— begin SOURCE MATERIAL —
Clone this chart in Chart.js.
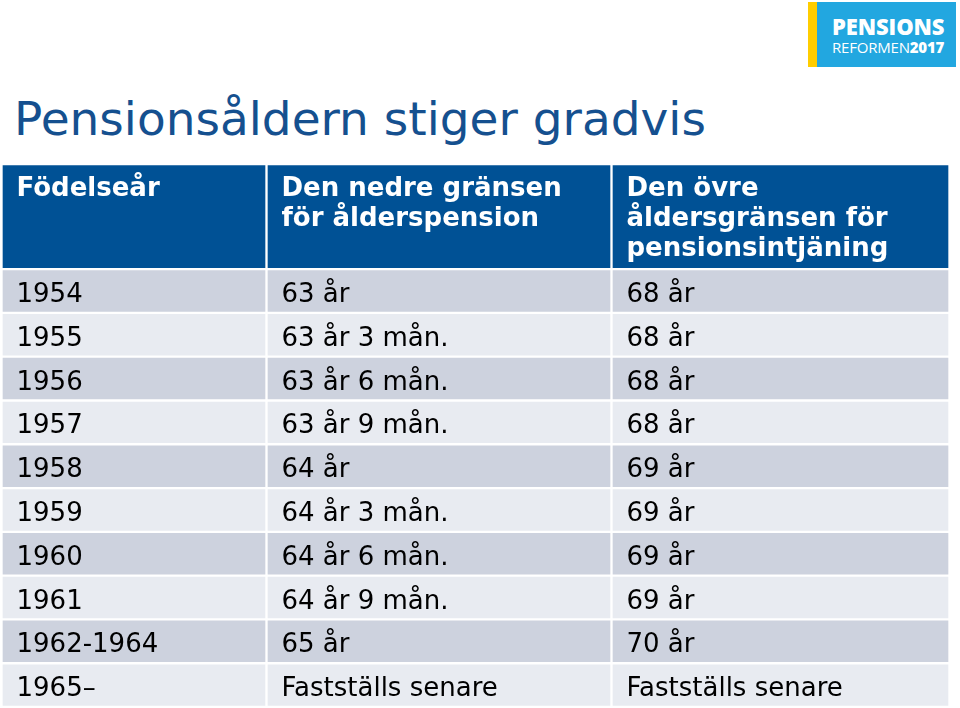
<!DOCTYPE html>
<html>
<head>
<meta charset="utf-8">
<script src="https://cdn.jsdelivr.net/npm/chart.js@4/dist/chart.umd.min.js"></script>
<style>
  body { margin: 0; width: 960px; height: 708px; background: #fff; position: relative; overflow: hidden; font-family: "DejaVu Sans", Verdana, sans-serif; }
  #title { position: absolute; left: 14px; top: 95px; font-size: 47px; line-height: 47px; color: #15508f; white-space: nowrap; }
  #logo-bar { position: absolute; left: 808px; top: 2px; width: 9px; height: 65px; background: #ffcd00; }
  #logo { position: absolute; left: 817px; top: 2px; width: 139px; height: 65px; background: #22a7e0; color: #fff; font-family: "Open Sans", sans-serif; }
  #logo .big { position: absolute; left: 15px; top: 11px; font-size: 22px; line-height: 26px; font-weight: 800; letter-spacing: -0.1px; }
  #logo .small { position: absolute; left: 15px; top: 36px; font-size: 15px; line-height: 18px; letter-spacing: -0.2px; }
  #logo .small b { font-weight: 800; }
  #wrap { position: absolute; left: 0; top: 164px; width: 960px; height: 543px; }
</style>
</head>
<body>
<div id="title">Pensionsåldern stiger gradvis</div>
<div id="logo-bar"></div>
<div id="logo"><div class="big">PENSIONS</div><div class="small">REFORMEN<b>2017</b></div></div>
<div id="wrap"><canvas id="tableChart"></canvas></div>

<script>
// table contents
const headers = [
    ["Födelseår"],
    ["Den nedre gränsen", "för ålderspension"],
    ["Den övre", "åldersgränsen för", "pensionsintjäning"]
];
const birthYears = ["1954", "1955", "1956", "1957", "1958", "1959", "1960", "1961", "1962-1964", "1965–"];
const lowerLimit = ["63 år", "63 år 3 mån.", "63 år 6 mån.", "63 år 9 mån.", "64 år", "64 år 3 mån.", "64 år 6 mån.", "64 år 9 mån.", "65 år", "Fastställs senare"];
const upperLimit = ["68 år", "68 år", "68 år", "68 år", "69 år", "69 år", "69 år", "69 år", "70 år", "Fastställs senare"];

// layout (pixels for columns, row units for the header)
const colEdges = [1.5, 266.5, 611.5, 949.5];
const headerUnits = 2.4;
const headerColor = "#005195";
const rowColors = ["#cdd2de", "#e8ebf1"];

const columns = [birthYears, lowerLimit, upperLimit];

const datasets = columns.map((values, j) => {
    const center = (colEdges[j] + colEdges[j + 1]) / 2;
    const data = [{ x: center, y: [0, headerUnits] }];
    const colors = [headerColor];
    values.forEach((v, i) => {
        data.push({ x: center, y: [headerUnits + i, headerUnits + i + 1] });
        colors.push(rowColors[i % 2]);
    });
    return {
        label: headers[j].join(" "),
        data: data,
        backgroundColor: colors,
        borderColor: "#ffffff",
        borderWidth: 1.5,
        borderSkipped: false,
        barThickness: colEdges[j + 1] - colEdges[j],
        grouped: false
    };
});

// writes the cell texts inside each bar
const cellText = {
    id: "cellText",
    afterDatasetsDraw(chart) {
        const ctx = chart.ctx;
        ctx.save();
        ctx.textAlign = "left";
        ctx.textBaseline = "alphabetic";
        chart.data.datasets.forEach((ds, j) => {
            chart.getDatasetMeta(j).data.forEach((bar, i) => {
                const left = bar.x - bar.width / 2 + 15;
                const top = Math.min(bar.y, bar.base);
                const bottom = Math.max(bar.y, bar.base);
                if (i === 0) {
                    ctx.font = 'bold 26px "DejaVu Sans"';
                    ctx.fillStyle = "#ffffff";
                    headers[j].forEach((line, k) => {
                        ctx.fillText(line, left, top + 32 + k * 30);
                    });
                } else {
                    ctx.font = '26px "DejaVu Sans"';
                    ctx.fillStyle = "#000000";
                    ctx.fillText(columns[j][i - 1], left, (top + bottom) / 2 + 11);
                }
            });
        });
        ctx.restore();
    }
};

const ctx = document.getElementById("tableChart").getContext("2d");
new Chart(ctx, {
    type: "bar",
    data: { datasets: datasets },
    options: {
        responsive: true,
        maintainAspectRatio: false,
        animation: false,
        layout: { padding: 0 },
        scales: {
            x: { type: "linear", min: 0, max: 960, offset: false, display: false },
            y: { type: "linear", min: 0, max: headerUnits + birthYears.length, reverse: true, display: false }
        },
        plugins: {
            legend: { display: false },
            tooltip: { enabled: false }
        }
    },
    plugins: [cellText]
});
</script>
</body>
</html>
— end SOURCE MATERIAL —
**TASK DESCRIPTION:** Return the material exactly as given, apart from the pictures.

**SOLUTION:**
Clone this chart in Chart.js.
<!DOCTYPE html>
<html>
<head>
<meta charset="utf-8">
<script src="https://cdn.jsdelivr.net/npm/chart.js@4/dist/chart.umd.min.js"></script>
<style>
  body { margin: 0; width: 960px; height: 708px; background: #fff; position: relative; overflow: hidden; font-family: "DejaVu Sans", Verdana, sans-serif; }
  #title { position: absolute; left: 14px; top: 95px; font-size: 47px; line-height: 47px; color: #15508f; white-space: nowrap; }
  #logo-bar { position: absolute; left: 808px; top: 2px; width: 9px; height: 65px; background: #ffcd00; }
  #logo { position: absolute; left: 817px; top: 2px; width: 139px; height: 65px; background: #22a7e0; color: #fff; font-family: "Open Sans", sans-serif; }
  #logo .big { position: absolute; left: 15px; top: 11px; font-size: 22px; line-height: 26px; font-weight: 800; letter-spacing: -0.1px; }
  #logo .small { position: absolute; left: 15px; top: 36px; font-size: 15px; line-height: 18px; letter-spacing: -0.2px; }
  #logo .small b { font-weight: 800; }
  #wrap { position: absolute; left: 0; top: 164px; width: 960px; height: 543px; }
</style>
</head>
<body>
<div id="title">Pensionsåldern stiger gradvis</div>
<div id="logo-bar"></div>
<div id="logo"><div class="big">PENSIONS</div><div class="small">REFORMEN<b>2017</b></div></div>
<div id="wrap"><canvas id="tableChart"></canvas></div>

<script>
// table contents
const headers = [
    ["Födelseår"],
    ["Den nedre gränsen", "för ålderspension"],
    ["Den övre", "åldersgränsen för", "pensionsintjäning"]
];
const birthYears = ["1954", "1955", "1956", "1957", "1958", "1959", "1960", "1961", "1962-1964", "1965–"];
const lowerLimit = ["63 år", "63 år 3 mån.", "63 år 6 mån.", "63 år 9 mån.", "64 år", "64 år 3 mån.", "64 år 6 mån.", "64 år 9 mån.", "65 år", "Fastställs senare"];
const upperLimit = ["68 år", "68 år", "68 år", "68 år", "69 år", "69 år", "69 år", "69 år", "70 år", "Fastställs senare"];

// layout (pixels for columns, row units for the header)
const colEdges = [1.5, 266.5, 611.5, 949.5];
const headerUnits = 2.4;
const headerColor = "#005195";
const rowColors = ["#cdd2de", "#e8ebf1"];

const columns = [birthYears, lowerLimit, upperLimit];

const datasets = columns.map((values, j) => {
    const center = (colEdges[j] + colEdges[j + 1]) / 2;
    const data = [{ x: center, y: [0, headerUnits] }];
    const colors = [headerColor];
    values.forEach((v, i) => {
        data.push({ x: center, y: [headerUnits + i, headerUnits + i + 1] });
        colors.push(rowColors[i % 2]);
    });
    return {
        label: headers[j].join(" "),
        data: data,
        backgroundColor: colors,
        borderColor: "#ffffff",
        borderWidth: 1.5,
        borderSkipped: false,
        barThickness: colEdges[j + 1] - colEdges[j],
        grouped: false
    };
});

// writes the cell texts inside each bar
const cellText = {
    id: "cellText",
    afterDatasetsDraw(chart) {
        const ctx = chart.ctx;
        ctx.save();
        ctx.textAlign = "left";
        ctx.textBaseline = "alphabetic";
        chart.data.datasets.forEach((ds, j) => {
            chart.getDatasetMeta(j).data.forEach((bar, i) => {
                const left = bar.x - bar.width / 2 + 15;
                const top = Math.min(bar.y, bar.base);
                const bottom = Math.max(bar.y, bar.base);
                if (i === 0) {
                    ctx.font = 'bold 26px "DejaVu Sans"';
                    ctx.fillStyle = "#ffffff";
                    headers[j].forEach((line, k) => {
                        ctx.fillText(line, left, top + 32 + k * 30);
                    });
                } else {
                    ctx.font = '26px "DejaVu Sans"';
                    ctx.fillStyle = "#000000";
                    ctx.fillText(columns[j][i - 1], left, (top + bottom) / 2 + 11);
                }
            });
        });
        ctx.restore();
    }
};

const ctx = document.getElementById("tableChart").getContext("2d");
new Chart(ctx, {
    type: "bar",
    data: { datasets: datasets },
    options: {
        responsive: true,
        maintainAspectRatio: false,
        animation: false,
        layout: { padding: 0 },
        scales: {
            x: { type: "linear", min: 0, max: 960, offset: false, display: false },
            y: { type: "linear", min: 0, max: headerUnits + birthYears.length, reverse: true, display: false }
        },
        plugins: {
            legend: { display: false },
            tooltip: { enabled: false }
        }
    },
    plugins: [cellText]
});
</script>
</body>
</html>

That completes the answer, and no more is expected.